Dataset rows
# # # #

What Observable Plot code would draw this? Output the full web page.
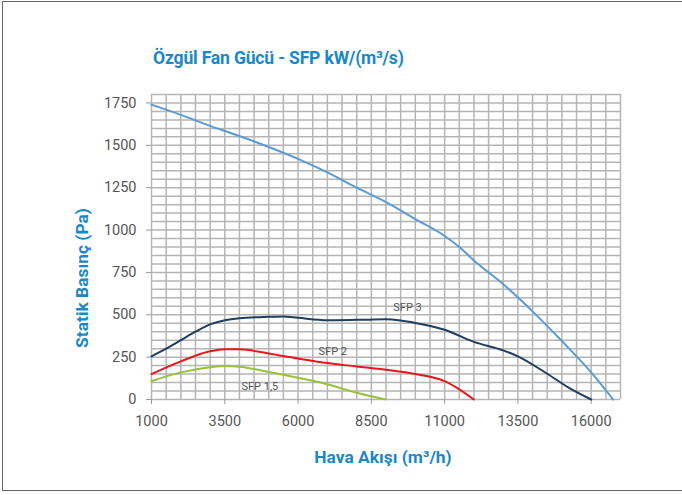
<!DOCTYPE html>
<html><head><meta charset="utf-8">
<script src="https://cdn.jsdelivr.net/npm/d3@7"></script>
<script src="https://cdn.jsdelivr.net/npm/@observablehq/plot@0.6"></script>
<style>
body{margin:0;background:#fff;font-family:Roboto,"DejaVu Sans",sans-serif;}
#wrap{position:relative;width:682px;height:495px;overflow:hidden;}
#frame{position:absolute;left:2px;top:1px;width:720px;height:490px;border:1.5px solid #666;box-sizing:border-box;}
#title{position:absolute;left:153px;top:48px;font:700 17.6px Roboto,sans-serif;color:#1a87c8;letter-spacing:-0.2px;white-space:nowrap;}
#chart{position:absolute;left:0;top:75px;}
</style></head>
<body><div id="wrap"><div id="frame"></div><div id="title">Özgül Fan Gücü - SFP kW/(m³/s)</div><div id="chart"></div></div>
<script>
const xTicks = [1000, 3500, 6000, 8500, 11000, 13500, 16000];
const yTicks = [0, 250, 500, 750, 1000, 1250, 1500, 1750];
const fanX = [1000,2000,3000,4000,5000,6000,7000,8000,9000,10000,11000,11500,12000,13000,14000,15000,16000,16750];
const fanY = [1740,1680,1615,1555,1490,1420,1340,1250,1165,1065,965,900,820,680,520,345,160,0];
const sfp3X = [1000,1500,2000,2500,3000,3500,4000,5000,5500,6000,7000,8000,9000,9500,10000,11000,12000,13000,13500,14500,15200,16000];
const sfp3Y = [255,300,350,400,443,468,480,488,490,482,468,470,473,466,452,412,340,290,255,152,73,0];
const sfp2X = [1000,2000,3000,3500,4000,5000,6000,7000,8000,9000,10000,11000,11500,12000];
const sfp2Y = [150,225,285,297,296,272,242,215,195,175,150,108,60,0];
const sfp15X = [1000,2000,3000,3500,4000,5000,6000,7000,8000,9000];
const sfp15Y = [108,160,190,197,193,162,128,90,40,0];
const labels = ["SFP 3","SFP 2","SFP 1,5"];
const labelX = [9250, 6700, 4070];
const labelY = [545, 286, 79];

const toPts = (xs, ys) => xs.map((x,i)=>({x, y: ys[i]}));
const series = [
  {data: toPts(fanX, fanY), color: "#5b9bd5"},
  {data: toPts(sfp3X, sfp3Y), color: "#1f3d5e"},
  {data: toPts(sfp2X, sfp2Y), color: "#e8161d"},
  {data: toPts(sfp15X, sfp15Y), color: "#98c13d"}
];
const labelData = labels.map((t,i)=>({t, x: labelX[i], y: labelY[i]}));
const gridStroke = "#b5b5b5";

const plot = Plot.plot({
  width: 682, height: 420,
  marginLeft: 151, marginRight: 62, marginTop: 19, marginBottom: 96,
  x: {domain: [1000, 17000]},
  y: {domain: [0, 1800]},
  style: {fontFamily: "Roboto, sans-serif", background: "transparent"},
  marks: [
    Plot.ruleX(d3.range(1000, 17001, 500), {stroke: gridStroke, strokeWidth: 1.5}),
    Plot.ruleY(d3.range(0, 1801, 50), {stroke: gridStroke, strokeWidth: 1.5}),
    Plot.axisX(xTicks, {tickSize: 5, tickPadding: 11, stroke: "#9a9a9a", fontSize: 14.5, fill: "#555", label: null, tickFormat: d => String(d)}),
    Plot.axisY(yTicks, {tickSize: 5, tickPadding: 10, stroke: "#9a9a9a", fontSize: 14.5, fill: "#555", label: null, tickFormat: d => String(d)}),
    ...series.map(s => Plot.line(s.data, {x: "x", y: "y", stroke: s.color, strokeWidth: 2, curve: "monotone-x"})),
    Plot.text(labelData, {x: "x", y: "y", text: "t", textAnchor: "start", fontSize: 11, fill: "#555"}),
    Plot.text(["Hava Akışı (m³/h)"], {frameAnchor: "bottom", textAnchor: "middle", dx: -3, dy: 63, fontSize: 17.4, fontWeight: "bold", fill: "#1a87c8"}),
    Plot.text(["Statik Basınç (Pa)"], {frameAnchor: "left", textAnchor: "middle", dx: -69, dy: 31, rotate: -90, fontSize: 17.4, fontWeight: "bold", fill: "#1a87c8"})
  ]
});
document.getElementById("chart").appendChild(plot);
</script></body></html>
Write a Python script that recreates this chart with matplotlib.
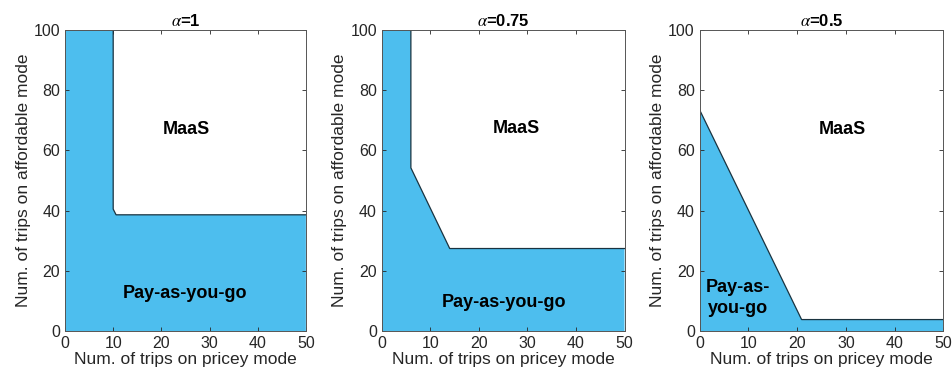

# # # #

Your task is to pick out every line with the string "chart" and copy it.

#chart{position:absolute;left:0;top:75px;}
<body><div id="wrap"><div id="frame"></div><div id="title">Özgül Fan Gücü - SFP kW/(m³/s)</div><div id="chart"></div></div>
document.getElementById("chart").appendChild(plot);
Write a Python script that recreates this chart with matplotlib.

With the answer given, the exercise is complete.